◆ TASK TO CARRY OUT ◆
In the lines below, output everything from the first line through the line containing "41.2, 46.3, 48.5];" exactly as it is. Pictures are not part of the output.

◆ GIVEN INFORMATION ◆

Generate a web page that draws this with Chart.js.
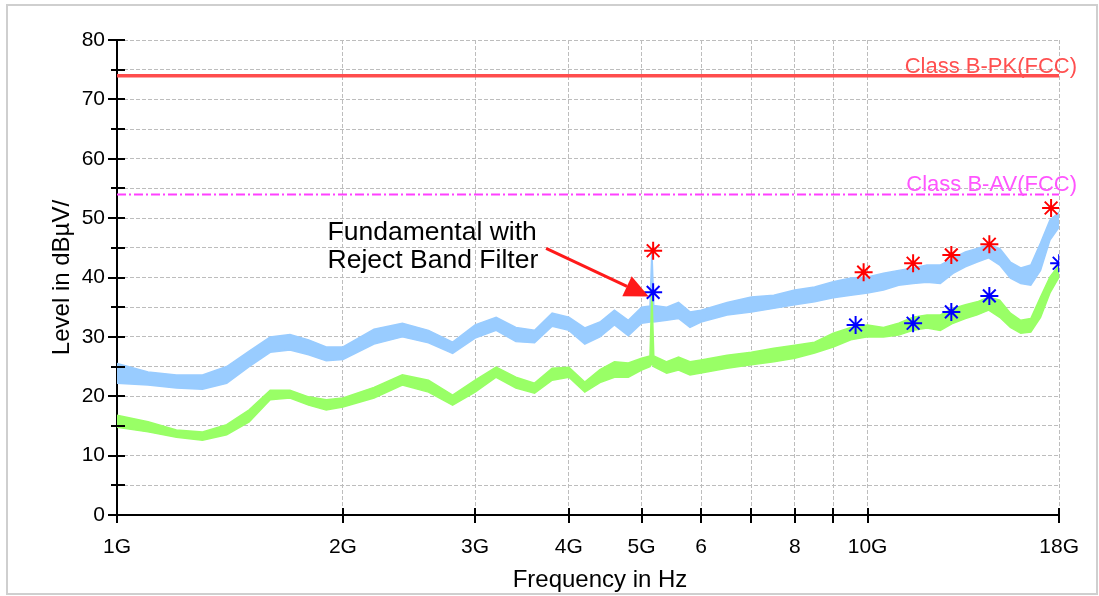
<!DOCTYPE html>
<html>
<head>
<meta charset="utf-8">
<script src="https://cdn.jsdelivr.net/npm/chart.js"></script>
<style>
  html, body { margin: 0; padding: 0; background: #fff; }
  #wrap { position: relative; width: 1099px; height: 596px; }
  #frame { position: absolute; left: 6px; top: 4px; width: 1088px; height: 587px; border: 2px solid #cfcfcf; }
  canvas { position: absolute; left: 0; top: 0; }
</style>
</head>
<body>
<div id="wrap">
  <div id="frame"></div>
  <canvas id="emi" width="1099" height="596"></canvas>
</div>
<script>
// Frequency points in GHz (shared by both traces)
const freqs = [1.0, 1.1, 1.2, 1.3, 1.4, 1.5, 1.6, 1.7, 1.8, 1.9, 2.0, 2.2, 2.4, 2.6, 2.8, 3.0, 3.2, 3.4, 3.6, 3.8,
  4.0, 4.2, 4.4, 4.6, 4.8, 5.0, 5.13, 5.16, 5.19, 5.4, 5.6, 5.8, 6.0, 6.5, 7.0, 7.5, 8.0, 8.5, 9.0, 9.5,
  10, 10.5, 11, 11.5, 12, 12.5, 13, 13.5, 14, 14.5, 15, 15.5, 16, 16.5, 17, 17.5, 18];

// Peak trace (light blue), upper / lower edge of the noise band, dBµV
const peakHi = [25.5, 24.1, 23.6, 23.6, 25.0, 27.6, 30.0, 30.4, 29.5, 28.3, 28.3, 31.3, 32.3, 31.1, 29.1, 32.0, 33.3, 31.6, 31.1, 34.0,
  33.3, 31.5, 32.5, 34.5, 32.8, 35.0, 35.2, 44.5, 35.3, 35.0, 35.8, 34.2, 34.5, 35.8, 36.7, 37.0, 37.9, 38.4, 39.3, 39.9,
  40.1, 40.7, 41.2, 41.6, 42.1, 42.1, 43.3, 44.3, 44.9, 45.5, 44.9, 42.6, 41.6, 42.1, 45.8, 49.7, 51.0];
const peakLo = [22.2, 21.9, 21.4, 21.2, 22.2, 25.0, 27.4, 27.8, 27.0, 26.0, 26.2, 28.8, 30.0, 29.0, 27.2, 29.8, 31.1, 29.2, 29.0, 31.8,
  31.1, 28.8, 30.0, 32.0, 30.2, 32.3, 32.5, 33.0, 32.5, 32.8, 33.1, 31.6, 32.5, 33.7, 34.2, 34.8, 35.4, 35.9, 36.6, 37.0,
  37.4, 37.9, 38.7, 39.0, 39.2, 39.0, 40.7, 41.8, 42.6, 43.3, 42.1, 39.9, 39.0, 38.7, 41.2, 46.3, 48.5];

// Average trace (light green)
const avgHi = [16.8, 15.7, 14.3, 14.0, 15.2, 17.7, 21.0, 21.0, 19.9, 19.4, 19.7, 21.5, 23.6, 22.7, 20.2, 22.7, 24.9, 23.2, 22.2, 24.7,
  24.9, 22.4, 24.5, 25.8, 25.6, 26.4, 26.8, 37.5, 26.8, 25.8, 26.6, 25.8, 26.1, 26.9, 27.4, 28.1, 28.6, 29.1, 30.6, 31.6,
  32.0, 31.6, 32.3, 33.3, 33.7, 33.7, 34.8, 35.4, 35.9, 36.7, 36.2, 34.0, 32.8, 33.1, 36.7, 40.1, 42.1];
const avgLo = [14.8, 14.0, 13.1, 12.6, 13.5, 15.7, 19.4, 19.7, 18.5, 17.7, 18.2, 19.7, 21.9, 20.7, 18.5, 20.7, 23.2, 21.4, 20.5, 22.7,
  23.2, 20.7, 22.3, 23.2, 23.2, 24.4, 25.0, 25.5, 25.0, 23.9, 24.4, 23.6, 23.9, 24.7, 25.3, 25.8, 26.4, 27.3, 28.3, 29.5,
  30.0, 30.0, 30.3, 31.1, 31.5, 31.1, 32.3, 33.1, 33.7, 34.5, 33.3, 31.6, 30.6, 30.8, 33.3, 37.4, 40.1];

// Final measurement markers
const peakMarkFreq = [5.18, 9.88, 11.5, 12.93, 14.53, 17.56];
const peakMarkLevel = [44.5, 40.9, 42.4, 43.8, 45.6, 51.7];
const avgMarkFreq = [5.18, 9.64, 11.5, 12.93, 14.53, 18.0];
const avgMarkLevel = [37.5, 32.0, 32.3, 34.2, 36.9, 42.4];

// Limits
const limitPK = 74;
const limitAV = 54;
const limitNames = ['Class B-PK(FCC)', 'Class B-AV(FCC)'];

// Axis ticks
const xTickVals = [1, 2, 3, 4, 5, 6, 7, 8, 9, 10, 18];
const xTickLabels = ['1G', '2G', '3G', '4G', '5G', '6', '', '8', '', '10G', '18G'];
const yMin = 0, yMax = 80, yStep = 5;

// Annotation
const noteLines = ['Fundamental with', 'Reject Band Filter'];
const notePos = { x: 1.908, y1: 46.3, y2: 41.6 };
const arrowFrom = { x: 3.73, y: 44.9 };
const arrowTo = { x: 5.11, y: 36.8 };

const FONT = '"Liberation Sans", Arial, sans-serif';
const pts = (xs, ys) => xs.map((x, i) => ({ x: x, y: ys[i] }));

const overlay = {
  id: 'overlay',
  afterDraw(chart) {
    const ctx = chart.ctx;
    const xs = chart.scales.x, ys = chart.scales.y;
    const area = chart.chartArea;
    ctx.save();
    // axis ticks crossing the axes
    ctx.strokeStyle = '#000';
    ctx.lineWidth = 2;
    for (let v = yMin; v <= yMax; v += yStep) {
      const py = Math.round(ys.getPixelForValue(v));
      ctx.beginPath();
      ctx.moveTo(v % 10 === 0 ? area.left - 9 : area.left - 6, py);
      ctx.lineTo(area.left + 8, py);
      ctx.stroke();
    }
    xTickVals.forEach(v => {
      const px = Math.round(xs.getPixelForValue(v));
      ctx.beginPath();
      ctx.moveTo(px, area.bottom - 7);
      ctx.lineTo(px, area.bottom + 8);
      ctx.stroke();
    });

    // axis titles
    ctx.fillStyle = '#000';
    ctx.font = '24px ' + FONT;
    ctx.textAlign = 'center';
    ctx.textBaseline = 'middle';
    ctx.fillText('Frequency in Hz', 600, 580);
    ctx.save();
    ctx.translate(62, (area.top + area.bottom) / 2);
    ctx.rotate(-Math.PI / 2);
    ctx.fillText('Level in dBµV/', 0, 0);
    ctx.restore();

    // limit labels
    ctx.font = '22px ' + FONT;
    ctx.textAlign = 'right';
    ctx.textBaseline = 'alphabetic';
    ctx.fillStyle = '#ff5050';
    ctx.fillText(limitNames[0], 1077, ys.getPixelForValue(limitPK) - 3);
    ctx.fillStyle = '#ff55ff';
    ctx.fillText(limitNames[1], 1077, ys.getPixelForValue(limitAV) - 3);

    // annotation
    ctx.fillStyle = '#000';
    ctx.font = '26.5px ' + FONT;
    ctx.textAlign = 'left';
    ctx.fillText(noteLines[0], xs.getPixelForValue(notePos.x), ys.getPixelForValue(notePos.y1));
    ctx.fillText(noteLines[1], xs.getPixelForValue(notePos.x), ys.getPixelForValue(notePos.y2));

    const x0 = xs.getPixelForValue(arrowFrom.x), y0 = ys.getPixelForValue(arrowFrom.y);
    const x1 = xs.getPixelForValue(arrowTo.x), y1 = ys.getPixelForValue(arrowTo.y);
    const ang = Math.atan2(y1 - y0, x1 - x0);
    const headLen = 24, headW = 11;
    const bx = x1 - headLen * Math.cos(ang), by = y1 - headLen * Math.sin(ang);
    ctx.strokeStyle = '#ff1a1a';
    ctx.fillStyle = '#ff1a1a';
    ctx.lineWidth = 3;
    ctx.beginPath();
    ctx.moveTo(x0, y0);
    ctx.lineTo(bx, by);
    ctx.stroke();
    ctx.beginPath();
    ctx.moveTo(x1, y1);
    ctx.lineTo(bx + headW * Math.sin(ang), by - headW * Math.cos(ang));
    ctx.lineTo(bx - headW * Math.sin(ang), by + headW * Math.cos(ang));
    ctx.closePath();
    ctx.fill();
    ctx.restore();
  }
};

const band = (data, color, fill) => ({
  data: data, showLine: true, borderColor: color, backgroundColor: color,
  borderWidth: 1.5, pointRadius: 0, tension: 0, fill: fill
});

new Chart(document.getElementById('emi'), {
  type: 'scatter',
  data: {
    datasets: [
      { data: pts(peakMarkFreq, peakMarkLevel), pointStyle: 'star', radius: 9, borderColor: '#ff0000', borderWidth: 2 },
      { data: pts(avgMarkFreq, avgMarkLevel), pointStyle: 'star', radius: 9, borderColor: '#0000ff', borderWidth: 2 },
      { data: [{ x: 1, y: limitPK }, { x: 18, y: limitPK }], showLine: true, borderColor: '#ff4d4d', borderWidth: 3.5, pointRadius: 0 },
      { data: [{ x: 1, y: limitAV }, { x: 18, y: limitAV }], showLine: true, borderColor: '#ff40ff', borderWidth: 2, borderDash: [9, 3, 2, 3], pointRadius: 0 },
      band(pts(freqs, avgHi), '#99ff66', false),
      band(pts(freqs, avgLo), '#99ff66', '-1'),
      band(pts(freqs, peakHi), '#99ccff', false),
      band(pts(freqs, peakLo), '#99ccff', '-1')
    ]
  },
  options: {
    responsive: false,
    animation: false,
    layout: { padding: { left: 0, top: 40, right: 38, bottom: 0 } },
    plugins: { legend: { display: false }, tooltip: { enabled: false } },
    scales: {
      x: {
        type: 'logarithmic', min: 1, max: 18,
        afterBuildTicks: s => { s.ticks = xTickVals.map(v => ({ value: v })); },
        afterFit: s => { s.height = 81; },
        grid: { color: '#bdbdbd', lineWidth: 1, drawTicks: false },
        border: { color: '#000', width: 2, dash: [4, 2] },
        ticks: {
          color: '#000', padding: 20, maxRotation: 0, autoSkip: false,
          font: { family: FONT, size: 21 },
          callback: v => { const i = xTickVals.indexOf(v); return i >= 0 ? xTickLabels[i] : ''; }
        }
      },
      y: {
        min: yMin, max: yMax,
        afterFit: s => { s.width = 117; },
        grid: { color: '#bdbdbd', lineWidth: 1, drawTicks: false },
        border: { color: '#000', width: 2, dash: [4, 2] },
        ticks: {
          stepSize: yStep, color: '#000', padding: 12,
          font: { family: FONT, size: 21 },
          callback: v => (v % 10 === 0 ? v : '')
        }
      }
    }
  },
  plugins: [overlay]
});
</script>
</body>
</html>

◆ THE COMPLETED TASK ◆
Generate a web page that draws this with Chart.js.
<!DOCTYPE html>
<html>
<head>
<meta charset="utf-8">
<script src="https://cdn.jsdelivr.net/npm/chart.js"></script>
<style>
  html, body { margin: 0; padding: 0; background: #fff; }
  #wrap { position: relative; width: 1099px; height: 596px; }
  #frame { position: absolute; left: 6px; top: 4px; width: 1088px; height: 587px; border: 2px solid #cfcfcf; }
  canvas { position: absolute; left: 0; top: 0; }
</style>
</head>
<body>
<div id="wrap">
  <div id="frame"></div>
  <canvas id="emi" width="1099" height="596"></canvas>
</div>
<script>
// Frequency points in GHz (shared by both traces)
const freqs = [1.0, 1.1, 1.2, 1.3, 1.4, 1.5, 1.6, 1.7, 1.8, 1.9, 2.0, 2.2, 2.4, 2.6, 2.8, 3.0, 3.2, 3.4, 3.6, 3.8,
  4.0, 4.2, 4.4, 4.6, 4.8, 5.0, 5.13, 5.16, 5.19, 5.4, 5.6, 5.8, 6.0, 6.5, 7.0, 7.5, 8.0, 8.5, 9.0, 9.5,
  10, 10.5, 11, 11.5, 12, 12.5, 13, 13.5, 14, 14.5, 15, 15.5, 16, 16.5, 17, 17.5, 18];

// Peak trace (light blue), upper / lower edge of the noise band, dBµV
const peakHi = [25.5, 24.1, 23.6, 23.6, 25.0, 27.6, 30.0, 30.4, 29.5, 28.3, 28.3, 31.3, 32.3, 31.1, 29.1, 32.0, 33.3, 31.6, 31.1, 34.0,
  33.3, 31.5, 32.5, 34.5, 32.8, 35.0, 35.2, 44.5, 35.3, 35.0, 35.8, 34.2, 34.5, 35.8, 36.7, 37.0, 37.9, 38.4, 39.3, 39.9,
  40.1, 40.7, 41.2, 41.6, 42.1, 42.1, 43.3, 44.3, 44.9, 45.5, 44.9, 42.6, 41.6, 42.1, 45.8, 49.7, 51.0];
const peakLo = [22.2, 21.9, 21.4, 21.2, 22.2, 25.0, 27.4, 27.8, 27.0, 26.0, 26.2, 28.8, 30.0, 29.0, 27.2, 29.8, 31.1, 29.2, 29.0, 31.8,
  31.1, 28.8, 30.0, 32.0, 30.2, 32.3, 32.5, 33.0, 32.5, 32.8, 33.1, 31.6, 32.5, 33.7, 34.2, 34.8, 35.4, 35.9, 36.6, 37.0,
  37.4, 37.9, 38.7, 39.0, 39.2, 39.0, 40.7, 41.8, 42.6, 43.3, 42.1, 39.9, 39.0, 38.7, 41.2, 46.3, 48.5];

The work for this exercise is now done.